> **YOUR OBJECTIVE**:
Copy every line of the records below where the word "this" occurs.

------------

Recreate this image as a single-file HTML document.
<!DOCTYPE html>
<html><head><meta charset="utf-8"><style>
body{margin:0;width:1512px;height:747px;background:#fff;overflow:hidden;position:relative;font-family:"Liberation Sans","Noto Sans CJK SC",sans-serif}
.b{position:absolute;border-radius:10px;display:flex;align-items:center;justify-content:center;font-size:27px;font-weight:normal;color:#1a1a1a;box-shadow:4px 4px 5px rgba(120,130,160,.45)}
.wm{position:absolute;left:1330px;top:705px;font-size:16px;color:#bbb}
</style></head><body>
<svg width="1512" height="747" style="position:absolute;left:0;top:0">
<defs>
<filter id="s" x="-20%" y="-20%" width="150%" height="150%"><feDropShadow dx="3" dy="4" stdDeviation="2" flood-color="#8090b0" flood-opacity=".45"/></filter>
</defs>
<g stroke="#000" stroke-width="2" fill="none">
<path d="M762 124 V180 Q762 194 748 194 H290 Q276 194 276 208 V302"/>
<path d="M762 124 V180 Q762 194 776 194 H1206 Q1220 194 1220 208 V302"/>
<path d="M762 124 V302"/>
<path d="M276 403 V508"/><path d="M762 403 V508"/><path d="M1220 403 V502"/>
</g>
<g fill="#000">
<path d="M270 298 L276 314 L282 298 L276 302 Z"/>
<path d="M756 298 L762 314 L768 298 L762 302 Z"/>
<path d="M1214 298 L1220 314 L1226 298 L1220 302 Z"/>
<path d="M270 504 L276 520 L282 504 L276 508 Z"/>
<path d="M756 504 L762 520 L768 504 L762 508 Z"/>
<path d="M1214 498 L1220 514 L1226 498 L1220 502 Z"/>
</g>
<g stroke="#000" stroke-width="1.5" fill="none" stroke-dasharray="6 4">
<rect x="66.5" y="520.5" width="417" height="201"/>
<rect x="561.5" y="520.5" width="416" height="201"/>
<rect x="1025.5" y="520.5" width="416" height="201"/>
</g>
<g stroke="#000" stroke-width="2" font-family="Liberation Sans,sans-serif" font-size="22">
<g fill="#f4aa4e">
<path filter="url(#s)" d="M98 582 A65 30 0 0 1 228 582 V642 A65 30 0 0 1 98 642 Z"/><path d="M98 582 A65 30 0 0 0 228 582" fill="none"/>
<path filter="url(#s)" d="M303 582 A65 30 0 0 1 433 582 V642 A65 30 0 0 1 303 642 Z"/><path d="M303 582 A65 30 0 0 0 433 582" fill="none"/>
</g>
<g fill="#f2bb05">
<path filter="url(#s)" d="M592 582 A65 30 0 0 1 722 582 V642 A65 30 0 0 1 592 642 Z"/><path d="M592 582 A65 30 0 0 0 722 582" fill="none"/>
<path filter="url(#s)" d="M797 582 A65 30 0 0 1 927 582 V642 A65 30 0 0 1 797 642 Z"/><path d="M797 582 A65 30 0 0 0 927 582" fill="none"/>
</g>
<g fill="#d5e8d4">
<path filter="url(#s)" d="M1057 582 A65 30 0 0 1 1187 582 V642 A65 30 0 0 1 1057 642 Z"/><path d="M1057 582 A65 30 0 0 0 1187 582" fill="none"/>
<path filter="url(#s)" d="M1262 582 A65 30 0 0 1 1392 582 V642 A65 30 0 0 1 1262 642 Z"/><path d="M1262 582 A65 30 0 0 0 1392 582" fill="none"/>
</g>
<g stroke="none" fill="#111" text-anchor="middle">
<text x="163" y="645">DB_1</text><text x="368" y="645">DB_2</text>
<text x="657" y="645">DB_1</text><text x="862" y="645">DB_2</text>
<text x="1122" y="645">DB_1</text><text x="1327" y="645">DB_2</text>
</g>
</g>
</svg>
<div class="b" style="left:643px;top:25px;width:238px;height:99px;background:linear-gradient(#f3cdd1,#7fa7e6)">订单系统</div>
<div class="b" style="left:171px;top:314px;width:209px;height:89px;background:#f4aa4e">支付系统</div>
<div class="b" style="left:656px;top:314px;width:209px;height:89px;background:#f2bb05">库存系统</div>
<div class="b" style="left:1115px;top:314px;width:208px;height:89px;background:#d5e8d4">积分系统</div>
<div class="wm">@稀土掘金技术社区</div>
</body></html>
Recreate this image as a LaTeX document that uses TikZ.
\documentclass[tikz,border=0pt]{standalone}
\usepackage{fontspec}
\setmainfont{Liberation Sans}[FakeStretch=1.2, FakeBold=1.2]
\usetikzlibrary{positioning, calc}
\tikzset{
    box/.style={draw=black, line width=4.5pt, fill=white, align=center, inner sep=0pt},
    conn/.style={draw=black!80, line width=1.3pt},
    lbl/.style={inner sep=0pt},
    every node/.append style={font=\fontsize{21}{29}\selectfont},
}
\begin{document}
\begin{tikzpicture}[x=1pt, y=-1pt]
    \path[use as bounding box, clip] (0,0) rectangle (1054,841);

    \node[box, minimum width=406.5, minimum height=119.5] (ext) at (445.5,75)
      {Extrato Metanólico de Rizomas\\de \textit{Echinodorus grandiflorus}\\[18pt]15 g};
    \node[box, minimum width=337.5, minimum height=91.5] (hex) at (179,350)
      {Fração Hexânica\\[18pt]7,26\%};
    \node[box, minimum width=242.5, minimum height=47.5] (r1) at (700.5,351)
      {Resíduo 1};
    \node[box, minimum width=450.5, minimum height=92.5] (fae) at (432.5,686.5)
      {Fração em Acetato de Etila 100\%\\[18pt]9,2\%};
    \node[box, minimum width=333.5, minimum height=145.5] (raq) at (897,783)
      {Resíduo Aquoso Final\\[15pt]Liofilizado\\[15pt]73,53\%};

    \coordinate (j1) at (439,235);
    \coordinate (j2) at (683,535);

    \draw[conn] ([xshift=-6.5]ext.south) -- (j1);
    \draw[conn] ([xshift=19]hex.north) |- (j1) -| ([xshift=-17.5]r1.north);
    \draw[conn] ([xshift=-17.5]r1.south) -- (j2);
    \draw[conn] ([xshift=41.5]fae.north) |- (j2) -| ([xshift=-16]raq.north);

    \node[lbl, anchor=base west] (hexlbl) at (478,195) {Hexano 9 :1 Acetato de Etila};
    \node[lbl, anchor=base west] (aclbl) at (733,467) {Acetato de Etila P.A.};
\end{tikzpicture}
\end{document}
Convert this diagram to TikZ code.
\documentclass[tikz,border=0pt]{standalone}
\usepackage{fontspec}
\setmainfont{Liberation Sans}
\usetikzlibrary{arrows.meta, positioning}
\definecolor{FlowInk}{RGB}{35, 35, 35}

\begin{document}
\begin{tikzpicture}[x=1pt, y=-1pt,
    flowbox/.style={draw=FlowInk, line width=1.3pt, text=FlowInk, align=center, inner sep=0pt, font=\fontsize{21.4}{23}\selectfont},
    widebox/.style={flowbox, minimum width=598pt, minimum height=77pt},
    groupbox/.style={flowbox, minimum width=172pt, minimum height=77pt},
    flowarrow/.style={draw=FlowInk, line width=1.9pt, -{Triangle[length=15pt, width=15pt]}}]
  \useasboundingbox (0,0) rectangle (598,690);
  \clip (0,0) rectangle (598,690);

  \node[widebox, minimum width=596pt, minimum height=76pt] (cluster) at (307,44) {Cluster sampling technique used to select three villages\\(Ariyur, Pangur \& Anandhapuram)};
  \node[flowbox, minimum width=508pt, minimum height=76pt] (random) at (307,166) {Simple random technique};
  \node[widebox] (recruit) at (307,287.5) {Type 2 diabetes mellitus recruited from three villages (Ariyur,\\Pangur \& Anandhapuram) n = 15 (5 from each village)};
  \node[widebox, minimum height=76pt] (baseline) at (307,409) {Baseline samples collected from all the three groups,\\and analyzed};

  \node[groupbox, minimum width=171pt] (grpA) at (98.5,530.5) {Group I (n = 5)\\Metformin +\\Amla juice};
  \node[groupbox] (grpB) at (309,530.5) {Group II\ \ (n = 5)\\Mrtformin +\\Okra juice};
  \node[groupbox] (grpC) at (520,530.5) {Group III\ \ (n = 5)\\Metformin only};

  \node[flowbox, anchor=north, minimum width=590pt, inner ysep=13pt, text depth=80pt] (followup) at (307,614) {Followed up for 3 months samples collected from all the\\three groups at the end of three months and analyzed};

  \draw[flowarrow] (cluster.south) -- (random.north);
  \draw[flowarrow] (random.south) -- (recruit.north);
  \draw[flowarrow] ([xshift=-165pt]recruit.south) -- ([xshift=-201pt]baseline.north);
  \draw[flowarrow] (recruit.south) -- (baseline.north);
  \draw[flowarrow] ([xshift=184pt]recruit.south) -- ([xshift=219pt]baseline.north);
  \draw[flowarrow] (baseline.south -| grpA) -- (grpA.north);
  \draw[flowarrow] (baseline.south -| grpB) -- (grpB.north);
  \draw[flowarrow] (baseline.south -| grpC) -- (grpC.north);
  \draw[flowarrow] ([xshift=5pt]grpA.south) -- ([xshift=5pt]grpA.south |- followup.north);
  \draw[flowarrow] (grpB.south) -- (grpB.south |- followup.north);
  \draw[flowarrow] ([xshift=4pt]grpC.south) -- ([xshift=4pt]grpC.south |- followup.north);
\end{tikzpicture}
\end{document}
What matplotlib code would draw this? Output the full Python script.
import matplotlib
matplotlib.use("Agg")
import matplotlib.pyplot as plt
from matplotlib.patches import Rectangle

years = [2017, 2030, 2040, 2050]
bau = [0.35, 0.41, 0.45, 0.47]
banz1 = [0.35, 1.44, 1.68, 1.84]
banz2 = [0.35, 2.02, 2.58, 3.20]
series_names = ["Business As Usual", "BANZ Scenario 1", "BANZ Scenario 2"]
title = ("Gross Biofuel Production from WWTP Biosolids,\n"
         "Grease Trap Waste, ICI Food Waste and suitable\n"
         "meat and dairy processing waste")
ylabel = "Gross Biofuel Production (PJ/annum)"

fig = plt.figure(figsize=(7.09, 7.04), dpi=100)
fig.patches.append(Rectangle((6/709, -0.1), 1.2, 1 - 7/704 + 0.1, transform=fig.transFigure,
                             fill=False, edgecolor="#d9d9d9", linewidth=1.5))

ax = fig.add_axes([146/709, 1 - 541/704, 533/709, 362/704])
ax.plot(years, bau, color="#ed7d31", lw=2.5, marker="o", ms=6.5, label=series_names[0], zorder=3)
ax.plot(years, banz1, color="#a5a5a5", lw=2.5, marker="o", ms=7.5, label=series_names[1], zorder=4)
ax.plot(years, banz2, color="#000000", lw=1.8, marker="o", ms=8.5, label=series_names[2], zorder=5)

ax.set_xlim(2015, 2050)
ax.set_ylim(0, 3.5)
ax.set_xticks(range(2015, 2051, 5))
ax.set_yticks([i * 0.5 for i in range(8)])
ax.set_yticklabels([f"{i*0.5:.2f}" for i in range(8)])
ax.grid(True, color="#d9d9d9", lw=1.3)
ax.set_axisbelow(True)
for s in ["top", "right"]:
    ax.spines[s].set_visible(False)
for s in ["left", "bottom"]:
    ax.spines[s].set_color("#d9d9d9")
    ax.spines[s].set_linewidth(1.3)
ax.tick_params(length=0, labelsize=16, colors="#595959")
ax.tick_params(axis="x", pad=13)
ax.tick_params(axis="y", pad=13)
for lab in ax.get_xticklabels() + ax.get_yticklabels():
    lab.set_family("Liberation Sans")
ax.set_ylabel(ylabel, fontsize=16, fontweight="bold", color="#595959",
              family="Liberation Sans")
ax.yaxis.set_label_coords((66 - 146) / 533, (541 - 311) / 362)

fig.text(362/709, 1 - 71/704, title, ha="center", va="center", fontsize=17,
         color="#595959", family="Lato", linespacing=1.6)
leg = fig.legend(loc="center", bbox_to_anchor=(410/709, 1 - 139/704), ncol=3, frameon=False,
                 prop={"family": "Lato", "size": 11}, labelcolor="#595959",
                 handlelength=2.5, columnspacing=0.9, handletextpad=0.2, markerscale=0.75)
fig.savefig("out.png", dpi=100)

------------

> **REPLY**:
Recreate this image as a single-file HTML document.
Recreate this image as a LaTeX document that uses TikZ.
Convert this diagram to TikZ code.
What matplotlib code would draw this? Output the full Python script.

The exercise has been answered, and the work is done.